In this example, the VehicleFactory class acts as a factory, creating instances of Car or Truck based on the input type. This decouples the client code from the specific classes of vehicles, making the code more flexible and easier to maintain.

Observer Pattern

The Observer pattern is a behavioral pattern that defines a one-to-many dependency between objects, so when one object changes state, all its dependents are notified and updated automatically. This pattern is essential for keeping consistency among related objects.

Here’s how you can implement the Observer pattern in Ruby:

class Subject
  def initialize
    @observers = []
  end

  def add_observer(observer)
    @observers << observer
  end

  def remove_observer(observer)
    @observers.delete(observer)
  end

  def notify_observers
    @observers.each { |observer| observer.update(self) }
  end
end

class Observer
  def update(subject)
    raise NotImplementedError
  end
end

class ConcreteSubject < Subject
  attr_reader :state

  def state=(new_state)
    @state = new_state
    notify_observers
  end
end

class ConcreteObserver < Observer
  def update(subject)
    puts "Observer notified, new state: #{subject.state}"
  end
end

subject = ConcreteSubject.new
observer = ConcreteObserver.new

subject.add_observer(observer)
subject.state = 'new state' # Output: Observer notified, new state: new state

In this example, the Subject class keeps a list of its dependents (or “observers”) and notifies them automatically when its state changes. The ConcreteObserver class implements the update method to handle the notification.

Additional Considerations for Observer Pattern

When implementing the Observer pattern, there are a few additional things to keep in mind:

• Push vs Pull: In the default setup, the notification doesn’t specify which attribute of the subject has changed. To figure it out, the observer must check the subject’s attributes (the “pull” method). Alternatively, you can use the “push” method, where the notification includes additional info about the change.

• Atomic Event Notifications: If you’re updating multiple attributes of a subject and these updates aren’t independent, notifying observers before all updates are done can cause inconsistent states. Ensure all updates are completed before sending out notifications.

• Handling Exceptions: If a notification causes an observer to raise an exception, handle these exceptions properly to avoid disrupting the entire system. The best way to handle exceptions will depend on your specific app requirements.

Conclusion

Design patterns like Singleton, Factory, and Observer are super valuable tools for Ruby developers.
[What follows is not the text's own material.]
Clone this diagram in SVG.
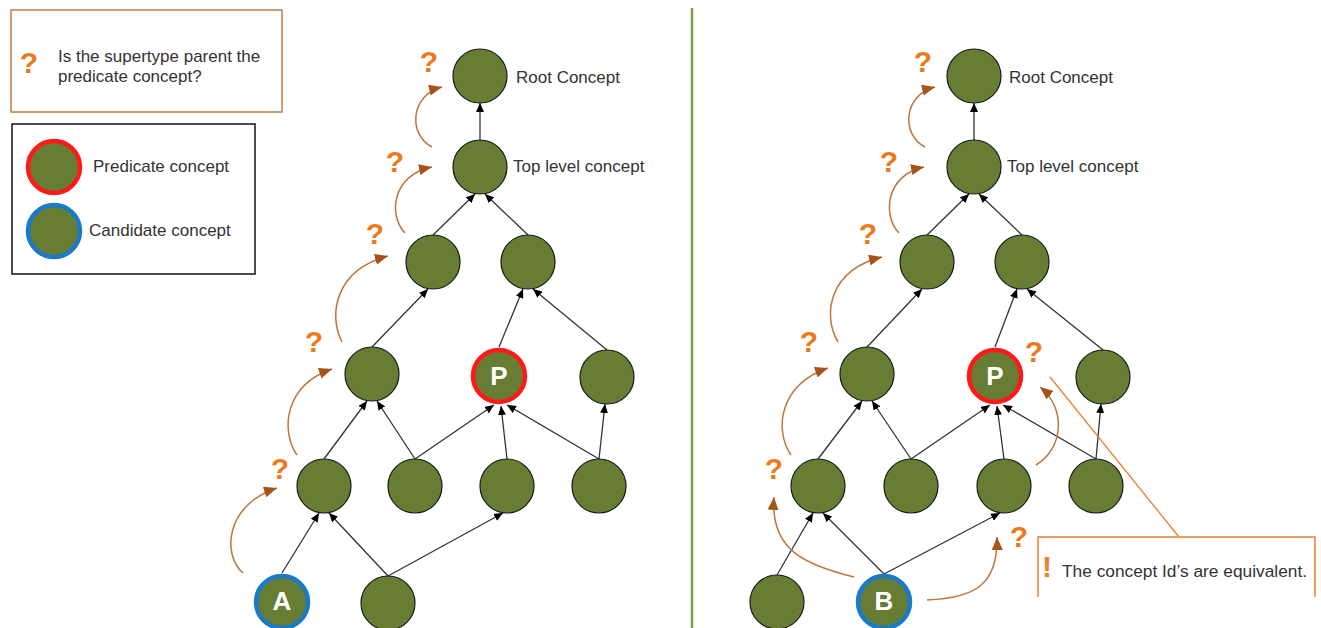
<svg xmlns="http://www.w3.org/2000/svg" width="1321" height="628" viewBox="0 0 1321 628">
<style>
.node{fill:#667d33;stroke:#1a1a1a;stroke-width:1.2}
.pred{fill:#667d33;stroke:#ff1a1a;stroke-width:4.5}
.cand{fill:#667d33;stroke:#1a7ac6;stroke-width:4.5}
.edge{stroke:#333;stroke-width:1.3;fill:none;marker-end:url(#ah)}
.q{stroke:#bf743a;stroke-width:1.5;fill:none;marker-end:url(#oh)}
.lbl{font-family:"Liberation Sans",Arial,sans-serif;font-size:17px;fill:#333}
.qm{font-family:"Liberation Sans",Arial,sans-serif;font-size:30px;font-weight:bold;fill:#ec7a1c;text-anchor:middle}
.let{font-family:"Liberation Sans",Arial,sans-serif;font-size:26px;font-weight:bold;fill:#fff;text-anchor:middle}
</style>
<defs>
<marker id="ah" markerUnits="userSpaceOnUse" markerWidth="9" markerHeight="8" refX="9" refY="4" orient="auto"><path d="M0,0 L9,4 L0,8 z" fill="#000"/></marker>
<marker id="oh" markerUnits="userSpaceOnUse" markerWidth="13" markerHeight="11" refX="13" refY="5.5" orient="auto"><path d="M0,0 L13,5.5 L0,11 z" fill="#a5531a"/></marker>
</defs>
<rect width="1321" height="628" fill="#fff"/>

<g id="question-box">
<rect x="11" y="10" width="271" height="102" fill="#fff" stroke="#bf7d48" stroke-width="1.5"/>
<text class="qm" x="29" y="73">?</text>
<text class="lbl" x="58" y="62">Is the supertype parent the</text>
<text class="lbl" x="58" y="82">predicate concept?</text>
</g>

<g id="legend">
<rect x="12" y="124" width="243" height="150" fill="#fff" stroke="#111" stroke-width="1.5"/>
<circle class="pred" cx="54" cy="167" r="26"/>
<text class="lbl" x="93" y="172">Predicate concept</text>
<circle class="cand" cx="54" cy="231" r="26"/>
<text class="lbl" x="89" y="236">Candidate concept</text>
</g>

<line id="divider" x1="692" y1="8" x2="692" y2="628" stroke="#7fa34a" stroke-width="2.5"/>

<g id="connectors">
<!-- left tree -->
<line class="edge" x1="480" y1="140" x2="480" y2="103"/>
<line class="edge" x1="433" y1="235" x2="475" y2="194"/>
<line class="edge" x1="528" y1="235" x2="485" y2="194"/>
<line class="edge" x1="372" y1="347" x2="428" y2="289"/>
<line class="edge" x1="499" y1="347" x2="523" y2="289"/>
<line class="edge" x1="607" y1="350" x2="533" y2="289"/>
<line class="edge" x1="324" y1="459" x2="367" y2="401"/>
<line class="edge" x1="415" y1="459" x2="377" y2="401"/>
<line class="edge" x1="415" y1="459" x2="494" y2="405"/>
<line class="edge" x1="507" y1="459" x2="501" y2="406"/>
<line class="edge" x1="599" y1="459" x2="507" y2="405"/>
<line class="edge" x1="599" y1="459" x2="605" y2="404"/>
<line class="edge" x1="282" y1="573" x2="319" y2="513"/>
<line class="edge" x1="388" y1="576" x2="329" y2="513"/>
<line class="edge" x1="388" y1="576" x2="503" y2="513"/>
<!-- left orange -->
<path class="q" d="M243,573 C222,555 225,505 277,488"/>
<path class="q" d="M297,455 C280,430 285,385 332,369"/>
<path class="q" d="M342,342 C328,315 335,270 388,256"/>
<path class="q" d="M405,233 C388,215 392,175 432,167"/>
<path class="q" d="M432,147 C408,135 410,95 442,87"/>
<!-- right tree -->
<line class="edge" x1="974" y1="140" x2="974" y2="103"/>
<line class="edge" x1="927" y1="235" x2="969" y2="194"/>
<line class="edge" x1="1022" y1="235" x2="979" y2="194"/>
<line class="edge" x1="867" y1="347" x2="922" y2="289"/>
<line class="edge" x1="995" y1="347" x2="1017" y2="289"/>
<line class="edge" x1="1103" y1="350" x2="1027" y2="289"/>
<line class="edge" x1="818" y1="459" x2="862" y2="401"/>
<line class="edge" x1="911" y1="459" x2="872" y2="401"/>
<line class="edge" x1="911" y1="459" x2="990" y2="405"/>
<line class="edge" x1="1004" y1="459" x2="997" y2="406"/>
<line class="edge" x1="1096" y1="459" x2="1003" y2="405"/>
<line class="edge" x1="1096" y1="459" x2="1101" y2="404"/>
<line class="edge" x1="777" y1="575" x2="813" y2="513"/>
<line class="edge" x1="884" y1="574" x2="823" y2="513"/>
<line class="edge" x1="884" y1="574" x2="1000" y2="513"/>
<!-- right orange -->
<path class="q" d="M925,147 C901,135 903,95 935,87"/>
<path class="q" d="M899,233 C882,215 886,175 924,167"/>
<path class="q" d="M838,342 C822,315 829,270 882,257"/>
<path class="q" d="M791,455 C774,430 779,385 828,368"/>
<path class="q" d="M854,577 C805,565 770,550 774,497"/>
<path class="q" d="M927,600 C975,598 998,585 997,537"/>
<path class="q" d="M1036,465 C1062,450 1068,410 1040,387"/>
</g>

<g id="left-tree">
<g id="L-root"><circle class="node" cx="480" cy="76" r="27"/><text class="lbl" x="516" y="83">Root Concept</text></g>
<g id="L-top"><circle class="node" cx="480" cy="167" r="27"/><text class="lbl" x="513" y="172">Top level concept</text></g>
<g id="L-2a"><circle class="node" cx="433" cy="262" r="27"/></g>
<g id="L-2b"><circle class="node" cx="528" cy="262" r="27"/></g>
<g id="L-3a"><circle class="node" cx="372" cy="374" r="27"/></g>
<g id="L-P"><circle class="pred" cx="499" cy="376" r="26"/><text class="let" x="499" y="385">P</text></g>
<g id="L-3c"><circle class="node" cx="607" cy="377" r="27"/></g>
<g id="L-4a"><circle class="node" cx="324" cy="486" r="27"/></g>
<g id="L-4b"><circle class="node" cx="415" cy="486" r="27"/></g>
<g id="L-4c"><circle class="node" cx="507" cy="486" r="27"/></g>
<g id="L-4d"><circle class="node" cx="599" cy="486" r="27"/></g>
<g id="L-A"><circle class="cand" cx="282" cy="602" r="26"/><text class="let" x="282" y="610">A</text></g>
<g id="L-5b"><circle class="node" cx="388" cy="603" r="27"/></g>
</g>

<g id="right-tree">
<g id="R-root"><circle class="node" cx="974" cy="76" r="27"/><text class="lbl" x="1009" y="83">Root Concept</text></g>
<g id="R-top"><circle class="node" cx="974" cy="167" r="27"/><text class="lbl" x="1007" y="172">Top level concept</text></g>
<g id="R-2a"><circle class="node" cx="927" cy="262" r="27"/></g>
<g id="R-2b"><circle class="node" cx="1022" cy="262" r="27"/></g>
<g id="R-3a"><circle class="node" cx="867" cy="374" r="27"/></g>
<g id="R-P"><circle class="pred" cx="995" cy="376" r="26"/><text class="let" x="995" y="385">P</text></g>
<g id="R-3c"><circle class="node" cx="1103" cy="377" r="27"/></g>
<g id="R-4a"><circle class="node" cx="818" cy="486" r="27"/></g>
<g id="R-4b"><circle class="node" cx="911" cy="486" r="27"/></g>
<g id="R-4c"><circle class="node" cx="1004" cy="486" r="27"/></g>
<g id="R-4d"><circle class="node" cx="1096" cy="486" r="27"/></g>
<g id="R-5a"><circle class="node" cx="777" cy="602" r="27"/></g>
<g id="R-B"><circle class="cand" cx="884" cy="602" r="26"/><text class="let" x="884" y="610">B</text></g>
</g>

<g id="question-marks">
<text class="qm" x="429" y="72">?</text>
<text class="qm" x="395" y="172">?</text>
<text class="qm" x="375" y="244">?</text>
<text class="qm" x="314" y="352">?</text>
<text class="qm" x="280" y="479">?</text>
<text class="qm" x="923" y="72">?</text>
<text class="qm" x="889" y="172">?</text>
<text class="qm" x="868" y="244">?</text>
<text class="qm" x="809" y="352">?</text>
<text class="qm" x="774" y="479">?</text>
<text class="qm" x="1034" y="362">?</text>
<text class="qm" x="1019" y="547">?</text>
</g>

<g id="callout">
<line x1="1179" y1="537" x2="1050" y2="377" stroke="#ed7d31" stroke-width="1.3"/>
<path d="M1038,597 L1038,537 L1315,537 L1315,597" fill="#fff" stroke="#ed7d31" stroke-width="1.5"/>
<text class="qm" x="1047" y="577" style="fill:#ed7d31">!</text>
<text x="1062" y="577" font-family="'Liberation Sans',Arial,sans-serif" font-size="16" fill="#333" textLength="245" lengthAdjust="spacingAndGlyphs">The concept Id’s are equivalent.</text>
</g>
</svg>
They help in creating code that’s easier to maintain, more efficient, and scalable. By understanding and using these patterns, you can solve common software design problems more effectively.

For example, the Singleton pattern ensures that only one instance of a class exists, which is particularly useful for managing shared resources. The Factory pattern abstracts object creation, making it easier to switch between different types of objects without changing the client code. The Observer pattern helps keep related objects in sync by notifying dependents of state changes.

These patterns are just a few in a robust toolkit for any Ruby developer aiming to write better code. Mastering these design patterns can significantly improve the quality and maintainability of your software projects. Embrace them, and you’ll find your coding life becoming much smoother and more enjoyable.